■ **Stated exercise**: Can you copy out the data exactly? Leave the images out.

■ **Information shown**:
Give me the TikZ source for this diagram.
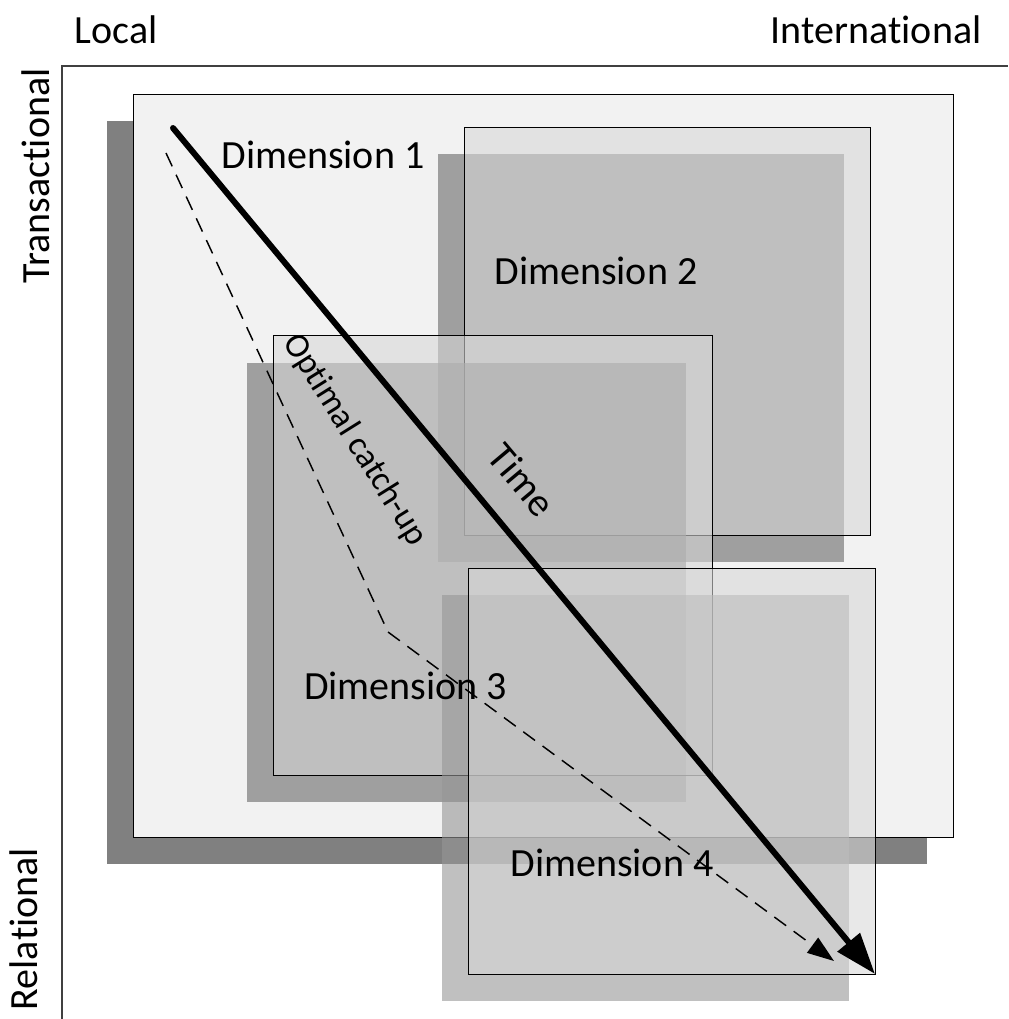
\documentclass[tikz,border=0pt]{standalone}
\usepackage{fontspec}
\setmainfont{Carlito}[RawFeature={-liga;-clig;-calt;-dlig}]
\usetikzlibrary{arrows.meta}
\definecolor{dimoneshadow}{RGB}{128,128,128}
\definecolor{dimonefill}{RGB}{242,242,242}
\definecolor{innerfill}{RGB}{215,215,215}
\definecolor{innershadow}{RGB}{115,115,115}
\definecolor{lightshadow}{RGB}{150,150,150}
\definecolor{axisgray}{RGB}{64,64,64}
\newcommand{\nolig}{\kern0pt}
\begin{document}
\begin{tikzpicture}[x=0.75pt,y=-0.75pt,
  sq/.style={rectangle, inner sep=0pt, outer sep=0pt},
  bigbox/.style={sq, draw=black, line width=0.75pt, fill=dimonefill, minimum width=615pt, minimum height=556.5pt},
  bigshadow/.style={sq, fill=dimoneshadow, minimum width=615pt, minimum height=556.5pt},
  innerbox/.style={sq, draw=black, line width=0.75pt, fill=innerfill, fill opacity=0.585},
  innershad/.style={sq, fill=innershadow, fill opacity=0.65},
  lightshad/.style={sq, fill=lightshadow, fill opacity=0.6},
  lbl/.style={inner sep=0pt, font=\fontsize{30}{36}\selectfont},
  axisline/.style={draw=axisgray, line width=0.9pt}]
\useasboundingbox (0,0) rectangle (1008,1019);
% Dimension 1
\node[bigshadow] (d1s) at (516.5,492.5) {};
\node[bigbox] (d1) at (543,466) {};
% Dimension 2
\node[innershad, minimum width=304.5pt, minimum height=305.25pt] (d2s) at (640.5,358) {};
\node[innerbox, minimum width=304.5pt, minimum height=305.25pt] (d2) at (667,331.5) {};
% Dimension 3
\node[innershad, minimum width=329.25pt, minimum height=329.25pt] (d3s) at (466,582) {};
\node[innerbox, minimum width=329.25pt, minimum height=329.25pt] (d3) at (492.5,555.5) {};
% Dimension 4
\node[lightshad, minimum width=305.25pt, minimum height=304.5pt] (d4s) at (645.5,797.5) {};
\node[innerbox, minimum width=305.25pt, minimum height=304.5pt] (d4) at (671.5,771) {};
% axes
\coordinate (axbottom) at (62,1019);
\coordinate (axcorner) at (62,66);
\coordinate (axright) at (1008,66);
\draw[axisline] (axbottom) -- (axcorner) -- (axright);
% labels
\node[lbl] (local) at (116,30) {Local};
\node[lbl] (intl) at (876,30) {Interna\nolig tional};
\node[lbl, rotate=90] (trans) at (36,176) {Transac\nolig tional};
\node[lbl, rotate=90] (rel) at (24,929) {Rela\nolig tional};
\node[lbl] (t1) at (323,155) {Dimension 1};
\node[lbl] (t2) at (596,271) {Dimension 2};
\node[lbl] (t3) at (405.5,686) {Dimension 3};
\node[lbl] (t4) at (612,863) {Dimension 4};
\node[lbl, font=\fontsize{26}{31}\selectfont, rotate=-58] (tocu) at (355,440) {Opt\nolig imal catch-up};
\node[lbl, rotate=-50] (ttime) at (522,480) {Time};
% arrows
\coordinate (tstart) at (173,128);
\draw[line width=4.5pt, line cap=round, -{Triangle[length=31pt,width=21pt]}] (tstart) -- (d4.south east);
\coordinate (dstart) at (166,153);
\coordinate (dbend) at (388,632);
\coordinate (dend) at (834,961);
\draw[line width=1.1pt, dash pattern=on 11pt off 7pt, -{Triangle[length=20pt,width=14pt]}] (dstart) -- (dbend) -- (dend);
\end{tikzpicture}
\end{document}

■ **Expected answer**:
Give me the TikZ source for this diagram.
\documentclass[tikz,border=0pt]{standalone}
\usepackage{fontspec}
\setmainfont{Carlito}[RawFeature={-liga;-clig;-calt;-dlig}]
\usetikzlibrary{arrows.meta}
\definecolor{dimoneshadow}{RGB}{128,128,128}
\definecolor{dimonefill}{RGB}{242,242,242}
\definecolor{innerfill}{RGB}{215,215,215}
\definecolor{innershadow}{RGB}{115,115,115}
\definecolor{lightshadow}{RGB}{150,150,150}
\definecolor{axisgray}{RGB}{64,64,64}
\newcommand{\nolig}{\kern0pt}
\begin{document}
\begin{tikzpicture}[x=0.75pt,y=-0.75pt,
  sq/.style={rectangle, inner sep=0pt, outer sep=0pt},
  bigbox/.style={sq, draw=black, line width=0.75pt, fill=dimonefill, minimum width=615pt, minimum height=556.5pt},
  bigshadow/.style={sq, fill=dimoneshadow, minimum width=615pt, minimum height=556.5pt},
  innerbox/.style={sq, draw=black, line width=0.75pt, fill=innerfill, fill opacity=0.585},
  innershad/.style={sq, fill=innershadow, fill opacity=0.65},
  lightshad/.style={sq, fill=lightshadow, fill opacity=0.6},
  lbl/.style={inner sep=0pt, font=\fontsize{30}{36}\selectfont},
  axisline/.style={draw=axisgray, line width=0.9pt}]
\useasboundingbox (0,0) rectangle (1008,1019);
% Dimension 1
\node[bigshadow] (d1s) at (516.5,492.5) {};
\node[bigbox] (d1) at (543,466) {};
% Dimension 2
\node[innershad, minimum width=304.5pt, minimum height=305.25pt] (d2s) at (640.5,358) {};
\node[innerbox, minimum width=304.5pt, minimum height=305.25pt] (d2) at (667,331.5) {};
% Dimension 3
\node[innershad, minimum width=329.25pt, minimum height=329.25pt] (d3s) at (466,582) {};
\node[innerbox, minimum width=329.25pt, minimum height=329.25pt] (d3) at (492.5,555.5) {};
% Dimension 4
\node[lightshad, minimum width=305.25pt, minimum height=304.5pt] (d4s) at (645.5,797.5) {};
\node[innerbox, minimum width=305.25pt, minimum height=304.5pt] (d4) at (671.5,771) {};
% axes
\coordinate (axbottom) at (62,1019);
\coordinate (axcorner) at (62,66);
\coordinate (axright) at (1008,66);
\draw[axisline] (axbottom) -- (axcorner) -- (axright);
% labels
\node[lbl] (local) at (116,30) {Local};
\node[lbl] (intl) at (876,30) {Interna\nolig tional};
\node[lbl, rotate=90] (trans) at (36,176) {Transac\nolig tional};
\node[lbl, rotate=90] (rel) at (24,929) {Rela\nolig tional};
\node[lbl] (t1) at (323,155) {Dimension 1};
\node[lbl] (t2) at (596,271) {Dimension 2};
\node[lbl] (t3) at (405.5,686) {Dimension 3};
\node[lbl] (t4) at (612,863) {Dimension 4};
\node[lbl, font=\fontsize{26}{31}\selectfont, rotate=-58] (tocu) at (355,440) {Opt\nolig imal catch-up};
\node[lbl, rotate=-50] (ttime) at (522,480) {Time};
% arrows
\coordinate (tstart) at (173,128);
\draw[line width=4.5pt, line cap=round, -{Triangle[length=31pt,width=21pt]}] (tstart) -- (d4.south east);
\coordinate (dstart) at (166,153);
\coordinate (dbend) at (388,632);
\coordinate (dend) at (834,961);
\draw[line width=1.1pt, dash pattern=on 11pt off 7pt, -{Triangle[length=20pt,width=14pt]}] (dstart) -- (dbend) -- (dend);
\end{tikzpicture}
\end{document}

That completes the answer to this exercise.